Fellowship: celebrate and share our joy in G*d’s work and love.

Worship: give members the experience of direct communion with G*d by fostering deep silence, spirit-prompted vocal ministry, and the gathered meeting.

  • Seek to be gathered in the Spirit.

The work of the meeting: conduct the meeting’s business as worship.

Service to the meeting: focus on the gifts and the ministries of the members, rather than their service on committees: seek not where in the committee structure they could serve, but what enriches their lives and gives them religious fulfillment.

Bringing G*d to the world

Ministry:

  • Explore corporately the world’s condition and open ourselves to G*d’s call to service and witness.
  • Create an environment in which we recognize emerging ministry.
  • Support our members’ (G*d’s) work in the world.

Publishing the truth:

  • Encourage and support the written ministry and the outreach ministry of our members.
  • Develop a vigorous advancement/outreach program, especially an active and effective web presence, including outreach to religious bloggers and aggregator sites on religion (eg., Beliefnet.net).

Witness:

  • Participate in witness at all levels, from the local to the international.
  • Actively engage with ecumenical organizations.

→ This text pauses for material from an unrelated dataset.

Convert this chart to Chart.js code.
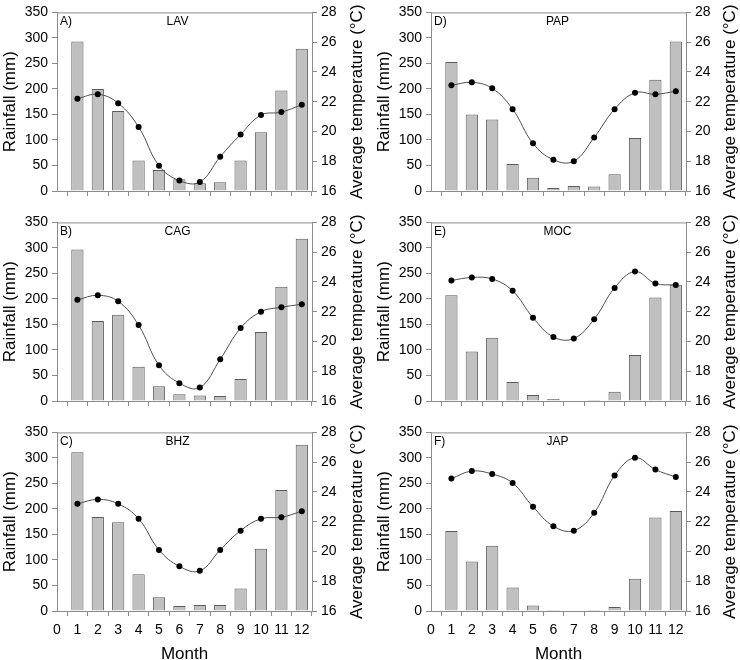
<!DOCTYPE html>
<html>
<head>
<meta charset="utf-8">
<script src="https://cdn.jsdelivr.net/npm/chart.js@4/dist/chart.umd.min.js"></script>
<style>
  body { margin: 0; background: #fff; }
  #wrap { position: relative; width: 740px; height: 660px; }
  canvas { position: absolute; }
</style>
</head>
<body>
<div id="wrap"></div>
<script>
// Monthly rainfall (mm) and average temperature (°C) per station
const months = [1, 2, 3, 4, 5, 6, 7, 8, 9, 10, 11, 12];
const monthTicks = [0, 1, 2, 3, 4, 5, 6, 7, 8, 9, 10, 11, 12];
const rainTicks = [0, 50, 100, 150, 200, 250, 300, 350];
const tempTicks = [16, 18, 20, 22, 24, 26, 28];

const lavRain = [293, 200, 157, 60, 41, 23, 15, 17, 60, 115, 197, 279];
const lavTemp = [22.2, 22.5, 21.9, 20.3, 17.7, 16.7, 16.6, 18.3, 19.8, 21.1, 21.3, 21.8];
const cagRain = [297, 157, 169, 67, 29, 13, 11, 10, 43, 135, 224, 318];
const cagTemp = [22.8, 23.1, 22.7, 21.1, 18.4, 17.2, 16.9, 18.8, 20.9, 22.0, 22.3, 22.5];
const bhzRain = [311, 184, 174, 72, 27, 10, 12, 12, 44, 122, 237, 326];
const bhzTemp = [23.2, 23.5, 23.2, 22.2, 20.1, 19.0, 18.7, 20.1, 21.4, 22.2, 22.3, 22.7];
const papRain = [253, 150, 140, 53, 26, 6, 10, 9, 33, 104, 218, 293];
const papTemp = [23.1, 23.3, 22.9, 21.5, 19.2, 18.1, 18.0, 19.6, 21.5, 22.6, 22.5, 22.7];
const mocRain = [207, 97, 124, 37, 12, 4, 1, 2, 18, 90, 203, 228];
const mocTemp = [24.1, 24.3, 24.2, 23.4, 21.6, 20.3, 20.2, 21.5, 23.6, 24.7, 23.9, 23.8];
const japRain = [157, 97, 128, 46, 11, 2, 0, 2, 8, 63, 183, 196];
const japTemp = [24.9, 25.4, 25.2, 24.6, 23.0, 21.7, 21.4, 22.6, 25.1, 26.3, 25.5, 25.0];

const panels = [
    { letter: "A)", name: "LAV", rain: lavRain, temp: lavTemp, col: 0, row: 0 },
    { letter: "B)", name: "CAG", rain: cagRain, temp: cagTemp, col: 0, row: 1 },
    { letter: "C)", name: "BHZ", rain: bhzRain, temp: bhzTemp, col: 0, row: 2 },
    { letter: "D)", name: "PAP", rain: papRain, temp: papTemp, col: 1, row: 0 },
    { letter: "E)", name: "MOC", rain: mocRain, temp: mocTemp, col: 1, row: 1 },
    { letter: "F)", name: "JAP", rain: japRain, temp: japTemp, col: 1, row: 2 }
];

Chart.defaults.font.family = "'Liberation Sans', Arial, sans-serif";
Chart.defaults.color = "#000";

const axisColor = "#8c8c8c";
const FONT = "'Liberation Sans', Arial, sans-serif";

// frame top, panel labels, right title and x title
const decorPlugin = {
    id: "decor",
    afterDraw(chart, args, opts) {
        const { ctx, chartArea: a } = chart;
        ctx.save();
        ctx.strokeStyle = axisColor;
        ctx.lineWidth = 1;
        ctx.beginPath();
        ctx.moveTo(a.left, a.top + 0.5);
        ctx.lineTo(a.right, a.top + 0.5);
        ctx.stroke();

        ctx.fillStyle = "#000";
        ctx.font = "12px " + FONT;
        ctx.textBaseline = "alphabetic";
        ctx.textAlign = "left";
        ctx.fillText(opts.letter, a.left + 3, a.top + 13);
        ctx.textAlign = "center";
        ctx.fillText(opts.name, (a.left + a.right) / 2 + opts.nameShift, a.top + 13);

        ctx.font = "17px " + FONT;
        ctx.translate(opts.rightTitleX, (a.top + a.bottom) / 2);
        ctx.rotate(-Math.PI / 2);
        ctx.textBaseline = "middle";
        ctx.fillText("Average temperature (°C)", 0, 0);
        ctx.restore();

        if (opts.bottom) {
            ctx.save();
            ctx.fillStyle = "#000";
            ctx.font = "17px " + FONT;
            ctx.textAlign = "center";
            ctx.textBaseline = "alphabetic";
            ctx.fillText("Month", (a.left + a.right) / 2, chart.height - 1);
            ctx.restore();
        }
    }
};

const wrap = document.getElementById("wrap");

panels.forEach((p) => {
    const bottom = p.row === 2;
    const canvas = document.createElement("canvas");
    canvas.width = 370;
    canvas.height = bottom ? 240 : 210;
    canvas.style.left = (p.col * 370) + "px";
    canvas.style.top = (p.row * 210) + "px";
    wrap.appendChild(canvas);

    const leftW = p.col === 0 ? 57 : 61;
    const rightW = p.col === 0 ? 58 : 54;

    new Chart(canvas, {
        type: "bar",
        data: {
            datasets: [
                {
                    type: "line",
                    data: months.map((m, i) => ({ x: m, y: p.temp[i] })),
                    yAxisID: "yT",
                    order: 0,
                    borderColor: "#4d4d4d",
                    borderWidth: 1,
                    tension: 0.4,
                    pointRadius: 3,
                    pointBackgroundColor: "#000",
                    pointBorderColor: "#000",
                    pointBorderWidth: 0
                },
                {
                    type: "bar",
                    data: months.map((m, i) => ({ x: m, y: p.rain[i] })),
                    yAxisID: "yR",
                    order: 1,
                    backgroundColor: "#c0c0c0",
                    borderColor: "#5a5a5a",
                    borderWidth: 1,
                    barPercentage: 0.6,
                    categoryPercentage: 1
                }
            ]
        },
        options: {
            responsive: false,
            animation: false,
            devicePixelRatio: 1,
            layout: { padding: { top: 7, left: 0, right: 0, bottom: 0 }, autoPadding: false },
            plugins: {
                legend: { display: false },
                tooltip: { enabled: false },
                decor: {
                    letter: p.letter,
                    name: p.name,
                    nameShift: p.col === 0 ? -7 : -1,
                    rightTitleX: p.col === 0 ? 357 : 360,
                    bottom: bottom
                }
            },
            scales: {
                x: {
                    type: "linear",
                    min: 0,
                    max: 12.5,
                    offset: false,
                    afterBuildTicks: (s) => { s.ticks = monthTicks.map((v) => ({ value: v })); },
                    afterFit: (s) => { s.height = bottom ? 49 : 19; },
                    ticks: { display: bottom, font: { size: 14 }, padding: 6, autoSkip: false, maxRotation: 0 },
                    grid: { display: true, drawOnChartArea: false, drawTicks: true, tickLength: 5, color: axisColor },
                    border: { display: true, color: axisColor, width: 1 }
                },
                yR: {
                    position: "left",
                    min: 0,
                    max: 350,
                    afterBuildTicks: (s) => { s.ticks = rainTicks.map((v) => ({ value: v })); },
                    afterFit: (s) => { s.width = leftW; },
                    ticks: { font: { size: 14 }, padding: 4 },
                    grid: { display: true, drawOnChartArea: false, drawTicks: true, tickLength: 5, color: axisColor },
                    border: { display: true, color: axisColor, width: 1 },
                    title: {
                        display: true,
                        text: "Rainfall (mm)",
                        font: { size: 17 },
                        padding: { top: p.col === 0 ? 0 : 4, bottom: 0 }
                    }
                },
                yT: {
                    position: "right",
                    min: 16,
                    max: 28,
                    afterBuildTicks: (s) => { s.ticks = tempTicks.map((v) => ({ value: v })); },
                    afterFit: (s) => { s.width = rightW; },
                    ticks: { font: { size: 14 }, padding: 4 },
                    grid: { display: true, drawOnChartArea: false, drawTicks: true, tickLength: 5, color: axisColor },
                    border: { display: true, color: axisColor, width: 1 }
                }
            }
        },
        plugins: [decorPlugin]
    });
});
</script>
</body>
</html>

In future posts, I will get into these answers in greater detail.
Notes:
(1) G*d. For centuries, Friends have written and said the word “God” with the relative assurance that their Quaker readers knew what they meant. This is no longer true, at least among Liberal Friends. Now the word carries baggage; or rather, we carry baggage and we load it onto the word. The asterisk I use in “G*d” stands in for whatever you mean by “God”. For myself, the asterisk stands for the Mystery Reality behind my spiritual and religious experience, which has taken many forms, and also, if you will, for the Mystery Reality behind your spiritual/religious experience, whatever that experience is.